As a consequence of HR, the population is down in some areas. But that is only one of many reasons why hunters saw fewer deer. Hunters know that deer must move for hunters to see them. I offer several reasons why deer moved little this season -- relating to weather, hunting methods, and biology -- and a few conclusions.

First, warm temperatures reduce deer sightings in a number of ways. Cold weather prompts hunters to move in order to stay warm, and when hunters move, deer move. On opening day this past season, I saw only one hunter walking in the woods, but perhaps a dozen in the area were comfortably stationed in all kinds of fixed locations. They didn't need to move in order to stay warm, and therefore didn't move any deer.

Warm weather also means no snow. A background of white snow dramatically increases the visibility of brown deer. I'm sure I didn't see as many deer as I would have seen with snow cover.

Other reasons relate to hunting methods. Fewer hunters are using deer drives and more are using elevated stands, shanties, and other stationary methods to hunt their favorite "hot spots." Hunters have a tactical reason for preferring stand hunting: they're waiting for other hunters to move the deer to them. But when the majority of hunters don't move, deer don't either.

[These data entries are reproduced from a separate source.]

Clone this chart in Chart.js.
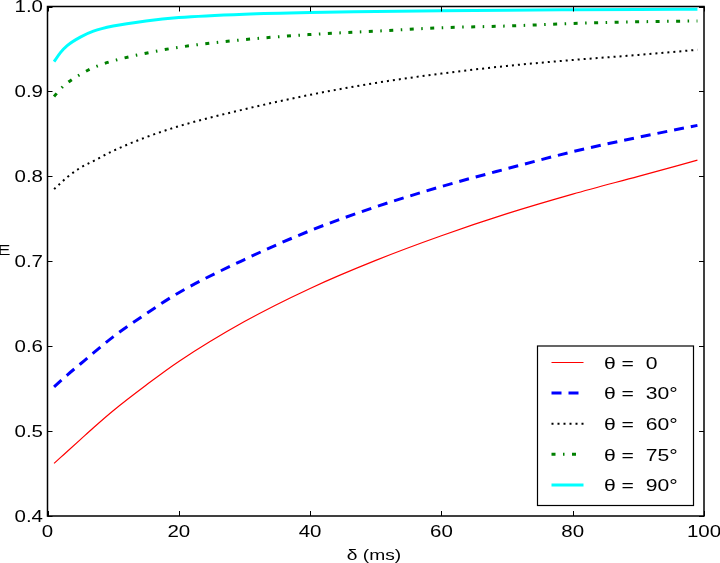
<!DOCTYPE html>
<html>
<head>
<meta charset="utf-8">
<script src="https://cdn.jsdelivr.net/npm/chart.js@4.4.1/dist/chart.umd.min.js"></script>
<style>
  html, body { margin: 0; padding: 0; background: #fff; }
  #wrap { width: 720px; height: 563px; position: relative; }
</style>
</head>
<body>
<div id="wrap"><canvas id="c"></canvas></div>
<script>
// ---- data ----
const delta = [1, 2, 3, 5, 7, 10, 15, 20, 30, 40, 50, 60, 70, 80, 90, 99];
const E_theta0  = [0.462, 0.469, 0.476, 0.490, 0.504, 0.524, 0.554, 0.582, 0.629, 0.668, 0.701, 0.730, 0.756, 0.779, 0.800, 0.819];
const E_theta30 = [0.552, 0.559, 0.566, 0.579, 0.592, 0.611, 0.638, 0.663, 0.702, 0.736, 0.764, 0.788, 0.809, 0.829, 0.846, 0.860];
const E_theta60 = [0.785, 0.792, 0.799, 0.810, 0.818, 0.830, 0.846, 0.859, 0.879, 0.896, 0.910, 0.921, 0.930, 0.937, 0.943, 0.949];
const E_theta75 = [0.894, 0.903, 0.910, 0.920, 0.928, 0.936, 0.945, 0.952, 0.961, 0.967, 0.971, 0.975, 0.977, 0.980, 0.982, 0.983];
const E_theta90 = [0.935, 0.946, 0.954, 0.964, 0.971, 0.977, 0.983, 0.987, 0.991, 0.993, 0.994, 0.995, 0.9957, 0.9962, 0.9966, 0.9969];
const seriesLabels = ['θ =  0', 'θ =  30°', 'θ =  60°', 'θ =  75°', 'θ =  90°'];
const xTickLabels = ['0', '20', '40', '60', '80', '100'];
const yTickLabels = ['0.4', '0.5', '0.6', '0.7', '0.8', '0.9', '1.0'];
const xAxisTitle = 'δ (ms)';
const yAxisTitle = 'E';

const FONT = '"Liberation Sans", Arial, sans-serif';
const SX = 1.28; // horizontal stretch of all text in the reference
const toPts = arr => arr.map((v, i) => ({ x: delta[i], y: v }));

const styles = [
  { color: '#ff0000', width: 1.2, dash: [] },
  { color: '#0000ff', width: 3, dash: [10, 7] },
  { color: '#000000', width: 2, dash: [2, 4] },
  { color: '#008000', width: 3, dash: [4, 7.5, 1.5, 7.5] },
  { color: '#00ffff', width: 3, dash: [] }
];
const seriesData = [E_theta0, E_theta30, E_theta60, E_theta75, E_theta90];

const datasets = seriesData.map((arr, i) => ({
  label: seriesLabels[i],
  data: toPts(arr),
  borderColor: styles[i].color,
  backgroundColor: styles[i].color,
  borderWidth: styles[i].width,
  borderDash: styles[i].dash,
  borderCapStyle: 'butt',
  pointRadius: 0,
  fill: false,
  cubicInterpolationMode: 'monotone'
}));

function drawText(ctx, text, x, y, align, size) {
  ctx.save();
  ctx.translate(x, y);
  ctx.scale(SX, 1);
  ctx.font = size + 'px ' + FONT;
  ctx.fillStyle = '#000';
  ctx.textAlign = align;
  ctx.textBaseline = 'alphabetic';
  ctx.fillText(text, 0, 0);
  ctx.restore();
}

const framePlugin = {
  id: 'frame',
  afterDraw(chart) {
    const ctx = chart.ctx;
    const a = chart.chartArea;
    const xs = chart.scales.x, ys = chart.scales.y;
    ctx.save();
    ctx.strokeStyle = '#000';
    ctx.lineWidth = 1;
    const tl = 5;
    xs.ticks.forEach((t, i) => {
      const px = xs.getPixelForValue(t.value);
      const rp = Math.round(px) + 0.5;
      ctx.beginPath();
      ctx.moveTo(rp, a.bottom); ctx.lineTo(rp, a.bottom - tl);
      ctx.moveTo(rp, a.top); ctx.lineTo(rp, a.top + tl);
      ctx.stroke();
      drawText(ctx, xTickLabels[i], px, 537, 'center', 16);
    });
    ys.ticks.forEach((t, i) => {
      const py = ys.getPixelForValue(t.value);
      const rp = Math.round(py) + 0.5;
      ctx.beginPath();
      ctx.moveTo(a.left, rp); ctx.lineTo(a.left + tl, rp);
      ctx.moveTo(a.right, rp); ctx.lineTo(a.right - tl, rp);
      ctx.stroke();
      drawText(ctx, yTickLabels[i], 43, py + 5.8, 'right', 16);
    });
    ctx.lineWidth = 1.5;
    ctx.strokeRect(a.left, a.top, a.right - a.left, a.bottom - a.top);

    // axis titles
    drawText(ctx, xAxisTitle, 374, 560, 'center', 15);
    drawText(ctx, yAxisTitle, 10.5, 254.5, 'right', 15.5);

    // legend
    const bx = 537.5, by = 346, bw = 156, bh = 159.5;
    ctx.fillStyle = '#fff';
    ctx.fillRect(bx, by, bw, bh);
    ctx.lineWidth = 1.2;
    ctx.strokeStyle = '#000';
    ctx.strokeRect(bx, by, bw, bh);
    chart.data.datasets.forEach((ds, i) => {
      const y = by + 16.5 + i * 30.6;
      ctx.save();
      ctx.strokeStyle = ds.borderColor;
      ctx.lineWidth = ds.borderWidth;
      ctx.setLineDash(ds.borderDash);
      ctx.lineCap = 'butt';
      ctx.beginPath();
      ctx.moveTo(551.5, y); ctx.lineTo(583.5, y);
      ctx.stroke();
      ctx.restore();
      drawText(ctx, ds.label, 604, y + 6.3, 'left', 16.5);
    });
    ctx.restore();
  }
};

new Chart(document.getElementById('c'), {
  type: 'line',
  data: { datasets },
  options: {
    responsive: true,
    maintainAspectRatio: false,
    animation: false,
    devicePixelRatio: 1,
    layout: { padding: { top: 6.5, right: 16, left: 0, bottom: 0 } },
    plugins: { legend: { display: false }, tooltip: { enabled: false } },
    scales: {
      x: {
        type: 'linear', min: 0, max: 100,
        grid: { display: false, drawTicks: false, tickLength: 0 },
        border: { display: false },
        ticks: { stepSize: 20, display: false },
        afterFit: s => { s.height = 47; s.paddingLeft = 0; s.paddingRight = 0; }
      },
      y: {
        type: 'linear', min: 0.4, max: 1.0,
        grid: { display: false, drawTicks: false, tickLength: 0 },
        border: { display: false },
        ticks: { stepSize: 0.1, display: false },
        afterFit: s => { s.width = 47.5; s.paddingTop = 0; s.paddingBottom = 0; }
      }
    }
  },
  plugins: [framePlugin]
});
</script>
</body>
</html>
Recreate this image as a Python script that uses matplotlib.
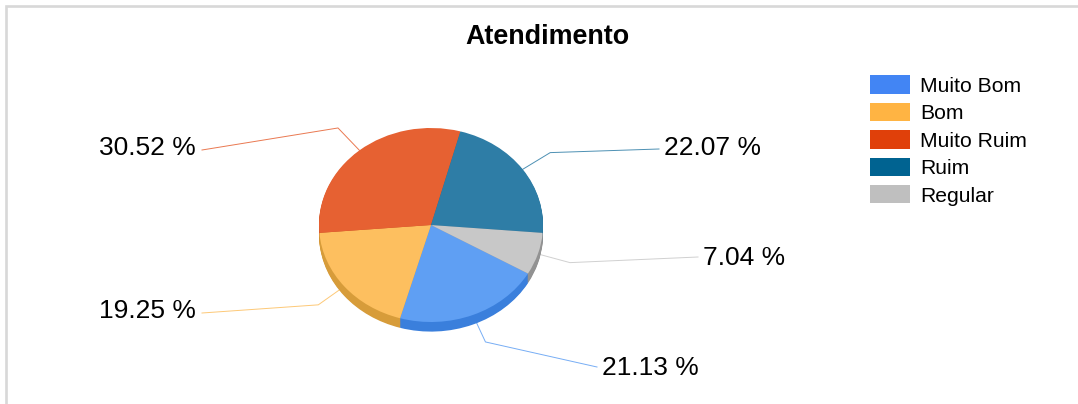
#!/usr/bin/env python3
"""Pie chart of the Atendimento survey answers."""

import numpy as np
import matplotlib
matplotlib.use("Agg")
import matplotlib.pyplot as plt
from matplotlib.patches import Patch

plt.rcParams["font.family"] = ["Liberation Sans", "DejaVu Sans"]

CATEGORIES = ["Muito Bom", "Bom", "Muito Ruim", "Ruim", "Regular"]
VALUES = [21.13, 19.25, 30.52, 22.07, 7.04]
LEGEND_COLORS = ["#4285f4", "#ffb443", "#e0400a", "#006391", "#bfbfbf"]
FACE_COLORS = ["#5f9ff3", "#fdbf5f", "#e66132", "#2e7da6", "#c8c8c8"]
SIDE_COLORS = ["#3a7fdc", "#d79c3a", "#c4501f", "#1d6488", "#929292"]

W, H = 1078, 404
CX, CY, RX, RY = 431.0, 225.0, 112.0, 97.0
DEPTH = 9.6
START = -30
ELBOW = 1.3
# where each leader line ends, and how far its label sits from that end, in pixels
LABEL_ENDS = [(597, 367), (202, 313), (202, 150), (659, 149), (698, 257)]
LABEL_DY = [1, -2, -2, -1, 1]

fig = plt.figure(figsize=(W / 100, H / 100), dpi=100, facecolor="white")

ax_bg = fig.add_axes([0, 0, 1, 1])
ax_bg.set_xlim(0, W)
ax_bg.set_ylim(H, 0)
ax_bg.axis("off")
ax_bg.plot([6.3, 6.3, W], [H, 6.3, 6.3], color="#d8d8d8", linewidth=1.9,
           solid_joinstyle="miter")
ax_bg.text(547, 36.5, "Atendimento", ha="center", va="center",
           fontsize=19.4, fontweight="bold", color="black")

# leader lines, under the pie
mids = []
angle = START
for value in VALUES:
    sweep = value * 3.6
    mids.append(np.radians(angle - sweep / 2))
    angle -= sweep
for value, mid, color, end, dy in zip(VALUES, mids, FACE_COLORS, LABEL_ENDS, LABEL_DY):
    xs = [CX + RX * np.cos(mid), CX + ELBOW * RX * np.cos(mid), end[0]]
    ys = [CY - RY * np.sin(mid), CY - ELBOW * RY * np.sin(mid), end[1]]
    ax_bg.plot(xs, ys, color=color, linewidth=0.7, alpha=0.85)
    left = end[0] > CX
    ax_bg.text(end[0] + (5 if left else -6), end[1] + dy, f"{value:.2f} %",
               ha="left" if left else "right", va="center", fontsize=19,
               color="black")

handles = [Patch(facecolor=c, edgecolor="none") for c in LEGEND_COLORS]
ax_bg.legend(handles, CATEGORIES, loc="upper left",
             bbox_to_anchor=(870 / W, 1 - 75.5 / H), bbox_transform=fig.transFigure,
             frameon=False, fontsize=15.2, borderpad=0, borderaxespad=0,
             handlelength=1.9, handleheight=0.95, handletextpad=0.47,
             labelspacing=0.335, labelcolor="black")

# pie axes: one unit is RX pixels across and RY pixels down
ax_pie = fig.add_axes([0, 0, 1, 1])
ax_pie.patch.set_alpha(0)
for step in range(11, 0, -1):
    ax_pie.pie(VALUES, colors=SIDE_COLORS, startangle=START, counterclock=False,
               center=(0, -DEPTH / RY * step / 11), radius=1,
               wedgeprops={"linewidth": 0})
ax_pie.pie(VALUES, colors=FACE_COLORS, startangle=START, counterclock=False,
           center=(0, 0), radius=1, wedgeprops={"linewidth": 0})
ax_pie.set_aspect("auto")
ax_pie.set_xlim(-CX / RX, (W - CX) / RX)
ax_pie.set_ylim((CY - H) / RY, CY / RY)
ax_pie.axis("off")

fig.savefig("out.png", dpi=100)
plt.close(fig)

Bare ground encourages stand hunting, which doesn't risk pushing deer to other hunters. But snow cover makes hunters more apt to abandon that method. Snow makes still-hunting -- moving slowly and quietly through the woods trying to see deer before they see the hunter -- more productive. Besides improving visibility, snow also muffles sounds that the still-hunter might make.

Other reasons why hunters saw fewer deer this season relate to biological needs. First among these is scarcity of food this year. If deer don't concentrate around food sources, they will seem few and far between.

Finally, another biological reason hunters saw fewer deer this season is largely overlooked. It correlates the timing of the whitetail rut (the breeding season) to the hunting season. I recently spoke with Charles Alsheimer, noted outdoor writer, photographer and deer researcher. Through his studies he has concluded that the timing of the rut is predictable, but varies from year to year based on the lunar cycle.

His research indicates that the second full moon after the September 22 autumn equinox triggers the receptivity of does. After the breeding frenzy winds down, deer go into recovery mode, resting from the rut and preparing for one last feeding binge before the onslaught of winter. In Pennsylvania this year, that reclusive resting period was the 2-week firearms season. Alsheimer says that's a big reason why deer weren't moving this year and, in fact, a variety of other states experienced the same. Deer were recuperating in their bedding sanctuaries as much as possible.

Add the fact that more land is posted against hunting -- giving deer more places to avoid hunters -- and we have the fuel to ignite debates at hunting camps, around water coolers, and on Internet discussion forums.

With the recent resignation of Dr. Gary Alt, manager of Pennsylvania's deer program, some hunters are applying political pressure on elected officials in hopes of forcing a return to previous management methods and traditional hunting seasons. The deer herd now faces the danger of politicians, rather than wildlife biologists, making wildlife management decisions. And deer scientists generally support the idea of sparing the youngest whitetail bucks while maintaining deer populations at levels where the land has the capacity to carry them easily.

I don't pretend to be a whitetail biologist or game manager, but I've come to a few conclusions: (1) Although the population varies from one area to another, fewer deer sightings do not necessarily mean that the population is dramatically down. (2) Deer management is complex and should be addressed by wildlife biologists who themselves are deer hunters – not by politicians. (3) Under the current or any future policy, hunting will be harder and hunters will need to adapt.